Use this simple breakdown to make your decision:
- Select SPI if your cable runs are long, your environment is electrically noisy, or you require instantaneous speed updates.
- Select I2C if you are severely limited on physical space, need to share wires with multiple ambient sensors, and can keep your cable runs under three feet.
Mitigating Electrical Noise in Off-Grid DC Systems
Off-grid electrical systems in RVs and tiny homes are notoriously noisy environments due to the presence of solar charge controllers, high-power inverters, and alternators. This dirty DC power can easily induce voltage ripples in your digital potentiometer’s reference lines, causing your motors to sputter or drift in speed. Keeping your speed regulation stable requires aggressive noise mitigation techniques.
Your first line of defense is the strategic placement of decoupling capacitors. Always solder a high-quality 0.1µF ceramic capacitor directly between the power and ground pins of your digital potentiometer, keeping the leads as short as physically possible. This capacitor acts as a local energy reservoir, filtering out high-frequency noise before it can disrupt the internal resistor ladder.
Physical cable routing also plays a critical role in minimizing electromagnetic interference (EMI). Never run sensitive digital control lines parallel to heavy 12V DC power lines, as the magnetic field from the motor current will induce noise into your communication lines. If these wires must cross, ensure they do so at a clean 90-degree angle, and always utilize shielded, twisted-pair cabling for extended runs.
Finally, installing flyback diodes or RC snubber networks directly across your DC motor’s terminals is essential. These components clamp the massive high-voltage spikes generated when a motor is switched off or adjusted rapidly. By capturing this energy at the source, you prevent destructive electrical transients from radiating through your rig’s wiring and scrambling your digital control system.

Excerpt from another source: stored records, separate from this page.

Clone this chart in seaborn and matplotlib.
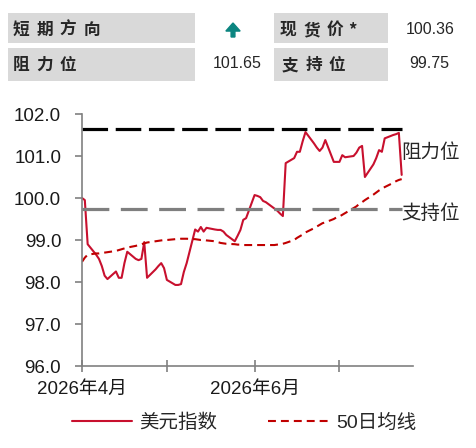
import matplotlib
matplotlib.use("Agg")
import matplotlib.pyplot as plt
import matplotlib.dates as mdates
import matplotlib.patches as mpatches
import numpy as np
import pandas as pd
import seaborn as sns

# data
dates = pd.bdate_range("2026-04-01", "2026-07-23")
dxy = [100.00, 99.95, 98.90, 98.65, 98.55, 98.38, 98.15, 98.07, 98.25, 98.10, 98.10,
       98.45, 98.72, 98.55, 98.52, 98.55, 98.95, 98.10, 98.30, 98.38, 98.45, 98.33,
       98.05, 97.93, 97.93, 97.95, 98.24, 98.45, 99.25, 99.20, 99.31, 99.20, 99.29,
       99.25, 99.24, 99.24, 99.20, 99.12, 98.97, 99.10, 99.24, 99.48, 99.52,
       100.07, 100.05, 100.02, 99.93, 99.90, 99.75, 99.70, 99.63, 99.57, 100.83,
       100.95, 101.10, 101.10, 101.35, 101.57, 101.30, 101.20, 101.12, 101.20, 101.38,
       100.86, 100.86,
       100.86, 101.02, 100.97, 101.00, 101.08, 101.20, 101.24, 100.50, 100.80, 100.95,
       101.14, 101.10, 101.42, 101.50, 101.52, 101.55, 100.55]
ma50 = [98.48, 98.58, 98.65, 98.68, 98.68, 98.69, 98.70, 98.71, 98.74, 98.76, 98.78,
        98.80, 98.82, 98.86, 98.88, 98.90, 98.92, 98.94, 98.97, 98.98, 98.99, 99.00,
        99.00, 99.02, 99.02, 99.03, 99.03, 99.03, 99.02, 99.01, 99.00, 99.00, 98.99,
        98.97, 98.95, 98.93, 98.92, 98.91, 98.90, 98.89, 98.89, 98.88, 98.88,
        98.88, 98.88, 98.88, 98.88, 98.88, 98.88, 98.89, 98.90, 98.91, 98.93, 99.00,
        99.05, 99.09, 99.13, 99.18, 99.28, 99.32, 99.36, 99.40, 99.42, 99.50, 99.54,
        99.56, 99.60, 99.64, 99.76, 99.80, 99.86, 99.90, 99.95, 100.08, 100.13, 100.18,
        100.22, 100.26, 100.36, 100.40, 100.43, 100.45]
resistance = 101.65
support = 99.75
spot = 100.36
series_names = ["美元指数", "50日均线"]
level_names = ["阻力位", "支持位"]
header_labels = ["短期方向", "阻力位", "现货价*", "支持位"]
x_labels = ["2026年4月", "", "2026年6月", ""]
y_ticks = [96, 97, 98, 99, 100, 101, 102]

df = pd.DataFrame({"date": dates, "dxy": dxy, "ma": ma50})

sns.set_style("white")
plt.rcParams["font.family"] = ["Liberation Sans", "Noto Sans CJK SC", "DejaVu Sans"]

W, H = 476, 448
fig = plt.figure(figsize=(W / 100, H / 100), dpi=100)


def fx(px):
    return px / W


def fy(py):
    return 1 - py / H


# header table
grey = "#D9D9D9"
txt = "#262626"
for (x0, x1, y0, y1) in [(8, 195, 13, 43), (274, 388, 13, 43), (8, 195, 48, 81), (274, 388, 48, 81)]:
    fig.add_artist(mpatches.Rectangle((fx(x0), fy(y1)), fx(x1 - x0), fy(y0) - fy(y1),
                                      transform=fig.transFigure, facecolor=grey, edgecolor="none"))
cell_kw = dict(fontsize=12, color=txt, va="center", ha="center", fontweight="bold",
               family=["Noto Sans CJK SC", "DejaVu Sans"])
for label, (x0, yc) in zip(header_labels, [(21, 30), (21, 65), (288, 30), (290, 65)]):
    for i, ch in enumerate(label):
        fig.text(fx(x0 + 23.5 * i - (6 if ch == "*" else 0)), fy(yc), ch, **cell_kw)
num_kw = dict(fontsize=11.5, color=txt, va="center")
fig.text(fx(262), fy(64), f"{resistance:.2f}", ha="right", **num_kw)
fig.text(fx(430), fy(29), f"{spot:.2f}", ha="center", **num_kw)
fig.text(fx(429), fy(64), f"{support:.2f}", ha="center", **num_kw)
fig.add_artist(mpatches.FancyArrow(fx(233), fy(37), 0, fy(23) - fy(37), width=0.008,
                                   head_width=0.03, head_length=0.018, length_includes_head=True,
                                   transform=fig.transFigure, color="#0B8580"))

# chart
ax = fig.add_axes([fx(82), fy(366), fx(413 - 82), fy(114) - fy(366)])
red = "#C8102E"
sns.lineplot(data=df, x="date", y="dxy", ax=ax, color=red, lw=1.5, label=series_names[0])
sns.lineplot(data=df, x="date", y="ma", ax=ax, color="#C00000", lw=1.5,
             linestyle=(0, (3.8, 2.4)), label=series_names[1])
ax.hlines(resistance, dates[0], dates[-1], color="black", lw=2.3, linestyles=[(0, (8.0, 2.4))])
ax.hlines(support, dates[0], dates[-1], color="#7F7F7F", lw=2.3, linestyles=[(0, (8.4, 3.6))])
ax.text(dates[-1], resistance - 0.57, level_names[0], fontsize=14,
        color=txt, va="center", ha="left", clip_on=False)
ax.text(dates[-1], support - 0.13, level_names[1], fontsize=14,
        color=txt, va="center", ha="left", clip_on=False)

ax.set_ylim(96, 102)
ax.set_xlim(pd.Timestamp("2026-04-01"), pd.Timestamp("2026-07-27"))
ax.set_yticks(y_ticks)
ax.set_yticklabels([f"{v:.1f}" for v in y_ticks])
ax.xaxis.set_major_locator(mdates.MonthLocator())
ax.set_xticks(ax.get_xticks())
ax.set_xticklabels(x_labels)
ax.set_xlabel("")
ax.set_ylabel("")
for s in ["top", "right"]:
    ax.spines[s].set_visible(False)
for s in ["left", "bottom"]:
    ax.spines[s].set_color("#808080")
    ax.spines[s].set_linewidth(1.2)
ax.tick_params(axis="y", direction="out", length=5, width=1.2, color="#808080",
               labelsize=13.5, pad=10, labelcolor="#1a1a1a", left=True)
ax.tick_params(axis="x", direction="inout", length=9, width=1.2, color="#808080",
               labelsize=13.5, pad=6, labelcolor="#1a1a1a", bottom=True)

ax.legend(loc="center", bbox_to_anchor=(0.5 + fx(6), fy(423)), bbox_transform=fig.transFigure,
          ncol=2, frameon=False, fontsize=14, handlelength=3.1, columnspacing=2.6,
          handletextpad=0.4)

fig.savefig("out.png", dpi=100)
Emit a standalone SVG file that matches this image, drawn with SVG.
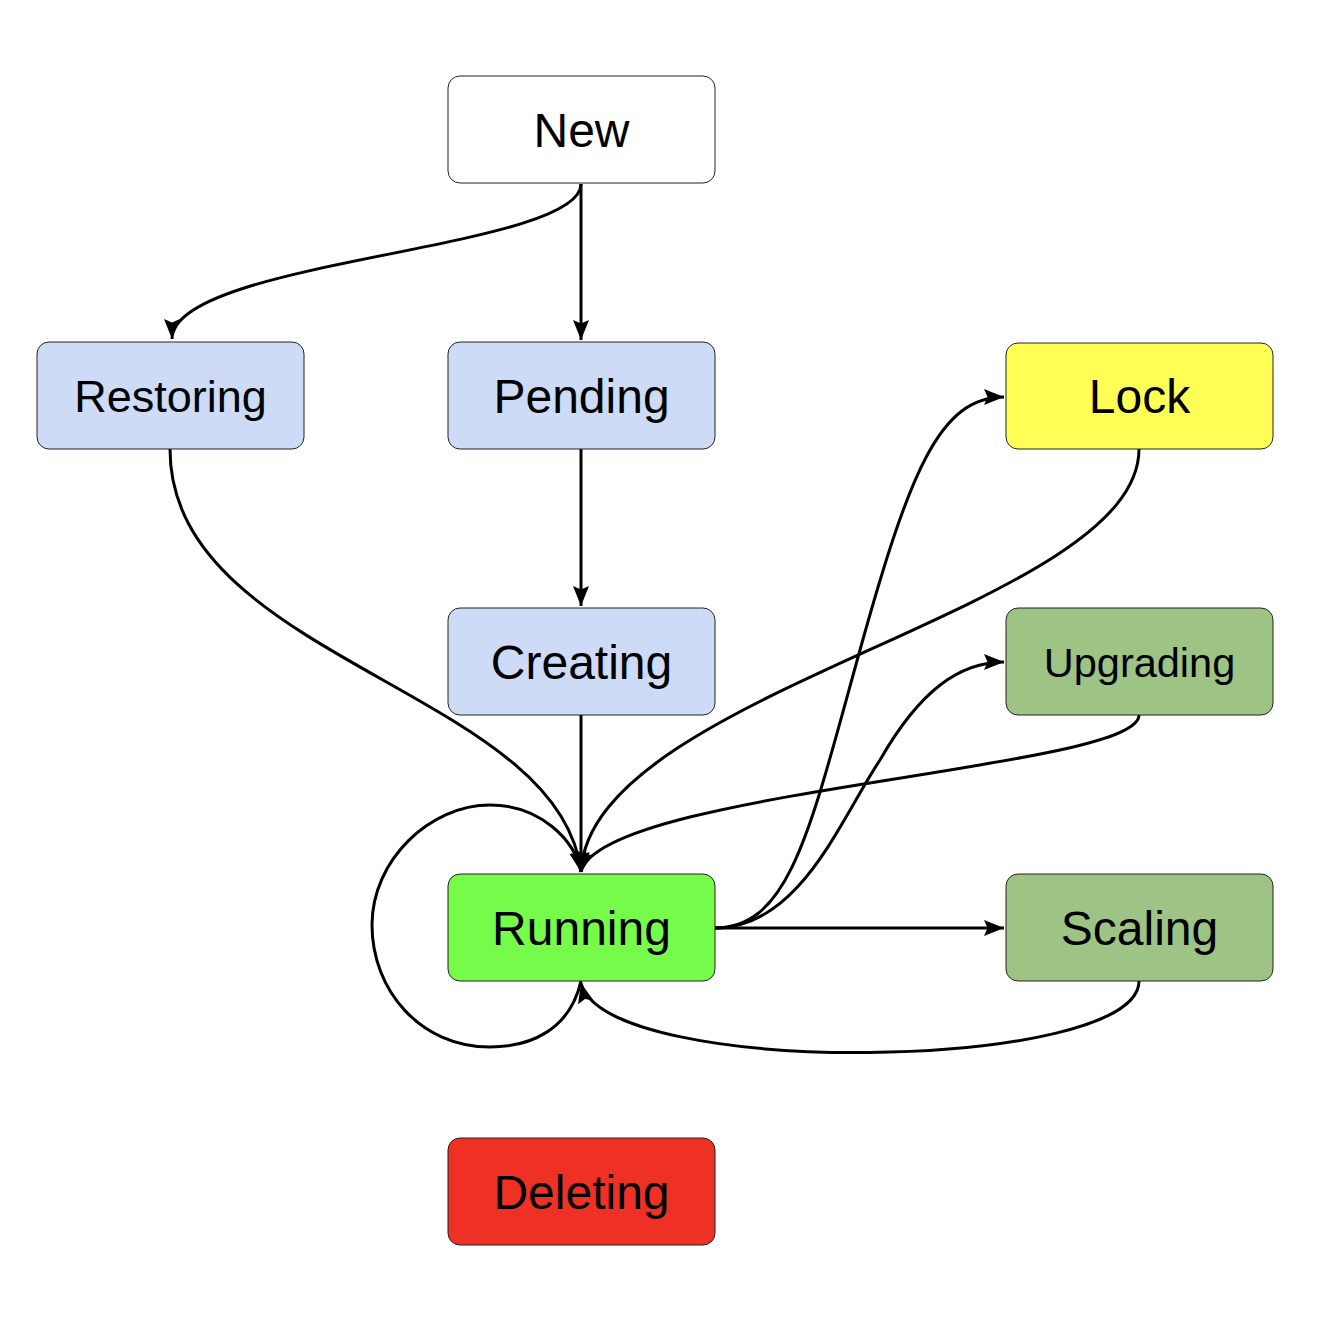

Integrating digital potentiometers into your mobile dwelling’s mechanical systems is a highly effective way to transition from fragile analog knobs to robust, automated control. By selecting the right chip for your power budget and space constraints, and taking the time to isolate your delicate electronics from noisy DC motors, you can build a highly reliable, worry-free environment. Investing in these technical details today ensures your off-grid systems will run smoothly for thousands of miles to come.